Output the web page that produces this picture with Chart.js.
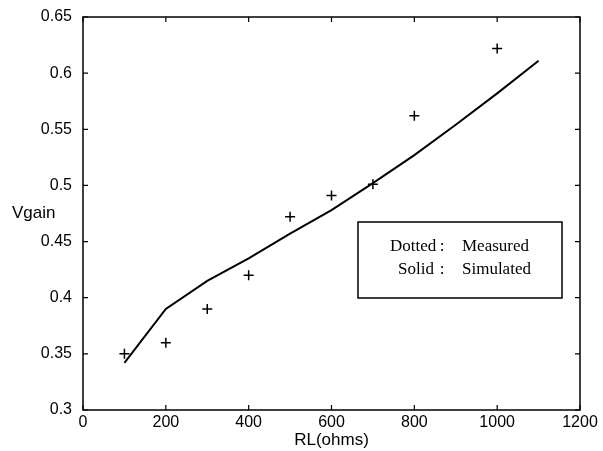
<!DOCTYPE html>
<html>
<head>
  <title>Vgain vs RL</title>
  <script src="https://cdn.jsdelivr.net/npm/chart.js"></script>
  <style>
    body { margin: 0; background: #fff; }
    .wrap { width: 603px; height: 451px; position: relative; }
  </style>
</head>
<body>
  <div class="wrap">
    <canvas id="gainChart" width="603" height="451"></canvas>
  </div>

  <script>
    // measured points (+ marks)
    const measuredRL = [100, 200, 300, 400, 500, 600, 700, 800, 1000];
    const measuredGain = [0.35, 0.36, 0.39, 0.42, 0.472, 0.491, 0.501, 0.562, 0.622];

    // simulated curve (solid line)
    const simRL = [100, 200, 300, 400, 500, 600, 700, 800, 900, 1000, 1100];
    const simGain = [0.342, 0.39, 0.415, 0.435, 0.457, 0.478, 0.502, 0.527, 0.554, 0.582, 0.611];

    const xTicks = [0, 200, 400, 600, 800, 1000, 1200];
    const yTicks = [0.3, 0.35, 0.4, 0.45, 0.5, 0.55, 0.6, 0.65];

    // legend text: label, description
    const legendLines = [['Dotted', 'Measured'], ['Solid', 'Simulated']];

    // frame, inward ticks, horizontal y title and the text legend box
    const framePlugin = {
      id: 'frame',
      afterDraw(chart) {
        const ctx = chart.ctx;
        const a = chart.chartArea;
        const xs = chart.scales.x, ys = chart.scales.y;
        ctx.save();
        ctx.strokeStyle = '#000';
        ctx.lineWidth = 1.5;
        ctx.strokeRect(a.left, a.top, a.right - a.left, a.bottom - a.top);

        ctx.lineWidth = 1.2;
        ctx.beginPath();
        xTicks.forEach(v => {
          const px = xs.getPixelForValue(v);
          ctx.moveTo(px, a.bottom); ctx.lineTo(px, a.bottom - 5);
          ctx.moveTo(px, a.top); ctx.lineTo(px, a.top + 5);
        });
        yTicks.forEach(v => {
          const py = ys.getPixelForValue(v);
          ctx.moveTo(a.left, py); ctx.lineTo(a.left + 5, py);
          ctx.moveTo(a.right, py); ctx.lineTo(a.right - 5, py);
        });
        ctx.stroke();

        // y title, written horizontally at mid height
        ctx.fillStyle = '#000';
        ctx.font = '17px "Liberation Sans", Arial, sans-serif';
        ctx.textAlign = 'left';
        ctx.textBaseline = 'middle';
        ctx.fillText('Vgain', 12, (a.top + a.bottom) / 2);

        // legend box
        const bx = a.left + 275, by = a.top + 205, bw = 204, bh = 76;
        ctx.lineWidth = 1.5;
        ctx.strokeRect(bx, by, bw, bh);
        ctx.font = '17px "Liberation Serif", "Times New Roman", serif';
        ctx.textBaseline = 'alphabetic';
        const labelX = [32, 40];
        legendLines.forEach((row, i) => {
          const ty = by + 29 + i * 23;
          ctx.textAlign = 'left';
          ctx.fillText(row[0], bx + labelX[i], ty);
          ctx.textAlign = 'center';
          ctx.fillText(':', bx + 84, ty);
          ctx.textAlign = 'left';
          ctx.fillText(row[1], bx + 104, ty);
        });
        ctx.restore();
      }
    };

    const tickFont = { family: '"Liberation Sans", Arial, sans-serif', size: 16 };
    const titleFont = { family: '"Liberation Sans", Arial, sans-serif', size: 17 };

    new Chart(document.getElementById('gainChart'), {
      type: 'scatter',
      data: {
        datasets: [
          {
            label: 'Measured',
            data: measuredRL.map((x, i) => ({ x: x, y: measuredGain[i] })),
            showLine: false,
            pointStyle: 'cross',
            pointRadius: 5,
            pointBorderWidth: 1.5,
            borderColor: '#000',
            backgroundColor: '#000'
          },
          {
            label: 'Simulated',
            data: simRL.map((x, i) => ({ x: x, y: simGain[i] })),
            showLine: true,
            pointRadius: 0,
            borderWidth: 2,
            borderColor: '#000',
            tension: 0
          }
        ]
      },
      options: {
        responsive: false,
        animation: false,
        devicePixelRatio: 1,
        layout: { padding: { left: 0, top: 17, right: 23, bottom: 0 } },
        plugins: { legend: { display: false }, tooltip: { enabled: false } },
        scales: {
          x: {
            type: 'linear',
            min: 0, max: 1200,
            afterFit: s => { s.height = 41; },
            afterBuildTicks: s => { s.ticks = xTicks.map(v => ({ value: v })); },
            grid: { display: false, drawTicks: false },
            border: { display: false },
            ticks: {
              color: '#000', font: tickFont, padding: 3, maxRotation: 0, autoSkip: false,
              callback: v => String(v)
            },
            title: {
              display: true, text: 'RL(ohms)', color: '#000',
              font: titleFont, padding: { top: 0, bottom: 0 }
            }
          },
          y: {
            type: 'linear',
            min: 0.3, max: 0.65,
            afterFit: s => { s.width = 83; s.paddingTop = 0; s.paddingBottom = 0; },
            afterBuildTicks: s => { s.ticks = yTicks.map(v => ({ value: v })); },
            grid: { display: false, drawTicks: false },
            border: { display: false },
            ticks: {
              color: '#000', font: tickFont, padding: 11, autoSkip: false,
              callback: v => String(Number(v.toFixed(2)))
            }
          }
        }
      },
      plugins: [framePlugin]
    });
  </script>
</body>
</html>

=-=-=

Repeat the material above in full and exactly, apart from the pictures.

SOLUTION TO THE EXERCISE:
Output the web page that produces this picture with Chart.js.
<!DOCTYPE html>
<html>
<head>
  <title>Vgain vs RL</title>
  <script src="https://cdn.jsdelivr.net/npm/chart.js"></script>
  <style>
    body { margin: 0; background: #fff; }
    .wrap { width: 603px; height: 451px; position: relative; }
  </style>
</head>
<body>
  <div class="wrap">
    <canvas id="gainChart" width="603" height="451"></canvas>
  </div>

  <script>
    // measured points (+ marks)
    const measuredRL = [100, 200, 300, 400, 500, 600, 700, 800, 1000];
    const measuredGain = [0.35, 0.36, 0.39, 0.42, 0.472, 0.491, 0.501, 0.562, 0.622];

    // simulated curve (solid line)
    const simRL = [100, 200, 300, 400, 500, 600, 700, 800, 900, 1000, 1100];
    const simGain = [0.342, 0.39, 0.415, 0.435, 0.457, 0.478, 0.502, 0.527, 0.554, 0.582, 0.611];

    const xTicks = [0, 200, 400, 600, 800, 1000, 1200];
    const yTicks = [0.3, 0.35, 0.4, 0.45, 0.5, 0.55, 0.6, 0.65];

    // legend text: label, description
    const legendLines = [['Dotted', 'Measured'], ['Solid', 'Simulated']];

    // frame, inward ticks, horizontal y title and the text legend box
    const framePlugin = {
      id: 'frame',
      afterDraw(chart) {
        const ctx = chart.ctx;
        const a = chart.chartArea;
        const xs = chart.scales.x, ys = chart.scales.y;
        ctx.save();
        ctx.strokeStyle = '#000';
        ctx.lineWidth = 1.5;
        ctx.strokeRect(a.left, a.top, a.right - a.left, a.bottom - a.top);

        ctx.lineWidth = 1.2;
        ctx.beginPath();
        xTicks.forEach(v => {
          const px = xs.getPixelForValue(v);
          ctx.moveTo(px, a.bottom); ctx.lineTo(px, a.bottom - 5);
          ctx.moveTo(px, a.top); ctx.lineTo(px, a.top + 5);
        });
        yTicks.forEach(v => {
          const py = ys.getPixelForValue(v);
          ctx.moveTo(a.left, py); ctx.lineTo(a.left + 5, py);
          ctx.moveTo(a.right, py); ctx.lineTo(a.right - 5, py);
        });
        ctx.stroke();

        // y title, written horizontally at mid height
        ctx.fillStyle = '#000';
        ctx.font = '17px "Liberation Sans", Arial, sans-serif';
        ctx.textAlign = 'left';
        ctx.textBaseline = 'middle';
        ctx.fillText('Vgain', 12, (a.top + a.bottom) / 2);

        // legend box
        const bx = a.left + 275, by = a.top + 205, bw = 204, bh = 76;
        ctx.lineWidth = 1.5;
        ctx.strokeRect(bx, by, bw, bh);
        ctx.font = '17px "Liberation Serif", "Times New Roman", serif';
        ctx.textBaseline = 'alphabetic';
        const labelX = [32, 40];
        legendLines.forEach((row, i) => {
          const ty = by + 29 + i * 23;
          ctx.textAlign = 'left';
          ctx.fillText(row[0], bx + labelX[i], ty);
          ctx.textAlign = 'center';
          ctx.fillText(':', bx + 84, ty);
          ctx.textAlign = 'left';
          ctx.fillText(row[1], bx + 104, ty);
        });
        ctx.restore();
      }
    };

    const tickFont = { family: '"Liberation Sans", Arial, sans-serif', size: 16 };
    const titleFont = { family: '"Liberation Sans", Arial, sans-serif', size: 17 };

    new Chart(document.getElementById('gainChart'), {
      type: 'scatter',
      data: {
        datasets: [
          {
            label: 'Measured',
            data: measuredRL.map((x, i) => ({ x: x, y: measuredGain[i] })),
            showLine: false,
            pointStyle: 'cross',
            pointRadius: 5,
            pointBorderWidth: 1.5,
            borderColor: '#000',
            backgroundColor: '#000'
          },
          {
            label: 'Simulated',
            data: simRL.map((x, i) => ({ x: x, y: simGain[i] })),
            showLine: true,
            pointRadius: 0,
            borderWidth: 2,
            borderColor: '#000',
            tension: 0
          }
        ]
      },
      options: {
        responsive: false,
        animation: false,
        devicePixelRatio: 1,
        layout: { padding: { left: 0, top: 17, right: 23, bottom: 0 } },
        plugins: { legend: { display: false }, tooltip: { enabled: false } },
        scales: {
          x: {
            type: 'linear',
            min: 0, max: 1200,
            afterFit: s => { s.height = 41; },
            afterBuildTicks: s => { s.ticks = xTicks.map(v => ({ value: v })); },
            grid: { display: false, drawTicks: false },
            border: { display: false },
            ticks: {
              color: '#000', font: tickFont, padding: 3, maxRotation: 0, autoSkip: false,
              callback: v => String(v)
            },
            title: {
              display: true, text: 'RL(ohms)', color: '#000',
              font: titleFont, padding: { top: 0, bottom: 0 }
            }
          },
          y: {
            type: 'linear',
            min: 0.3, max: 0.65,
            afterFit: s => { s.width = 83; s.paddingTop = 0; s.paddingBottom = 0; },
            afterBuildTicks: s => { s.ticks = yTicks.map(v => ({ value: v })); },
            grid: { display: false, drawTicks: false },
            border: { display: false },
            ticks: {
              color: '#000', font: tickFont, padding: 11, autoSkip: false,
              callback: v => String(Number(v.toFixed(2)))
            }
          }
        }
      },
      plugins: [framePlugin]
    });
  </script>
</body>
</html>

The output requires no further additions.